DINHEIRO – A crise também está se refletindo no modo como o setor empresarial atua. A própria indústria automotiva esteve envolvida em investigações sobre a compra de emendas que a beneficiariam. Como isso está afetando a MAN?

CORTES – Olha, somos uma multinacional alemã, com uma área de compliance forte, uma área de auditoria muito forte e uma área de controle muito forte. Eu sempre falei que lucrar é tão importante quanto cumprir as normas. Para nós não mudou nada. O que está acontecendo no Brasil é preocupante, mas na MAN não há nenhuma consequência.

DINHEIRO – O clima entre funcionários e executivos fica pior nesses momentos de crise institucional do País?

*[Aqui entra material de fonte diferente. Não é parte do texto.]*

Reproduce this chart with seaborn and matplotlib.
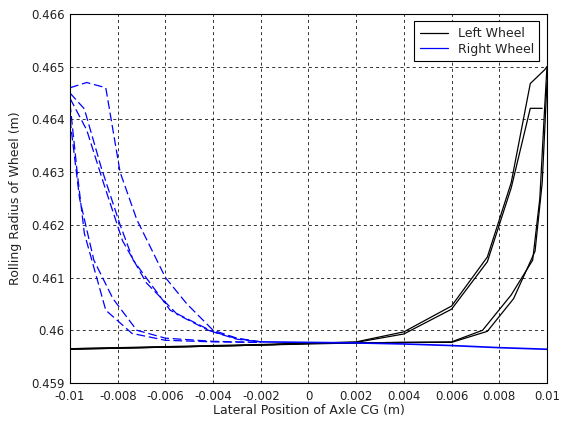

CORTES – A gente costuma fazer da dificuldade uma oportunidade. O momento é delicado? Ok. Vamos aproveitar para ir para a rua e vender. Tocar a vida. Nós somos muito bons quando a coisa está boa, mas somos melhores ainda nas dificuldades. É uma mentalidade. Não ficamos nos lamentando. Não nos abatemos. Sempre procuramos enxergar o negócio em determinado período de tempo. No Brasil, principalmente, temos altos e baixos. O que eu falo para os alemães é que, no longo prazo, o Brasil é um bom negócio. Hoje está um pouco mais difícil. As crises são situações anormais, mas fazem parte do negócio. Precisamos fazer a roda girar.

DINHEIRO – Agora, depois de 40 anos trabalhando com esses altos e baixos, não chega uma hora que cansa?

CORTES – Vou dizer uma coisa: na minha vida profissional, vivenciei 19 crises. Essa é mais uma. Ela vem, ela vai. Uma hora é plano Bresser, Verão, Real, e por aí vai. Você tem de fazer o seu melhor e é preciso ter a consciência que é assim que se opera aqui. Precisamos nos ajustar com responsabilidade e tocar a vida para frente.

DINHEIRO – Nesse sentido, o que mais assusta?

CORTES – O que mais me coloca medo é o País parar para ver como fica. O Brasil precisa continuar a produzir e criar riqueza. Não podemos parar.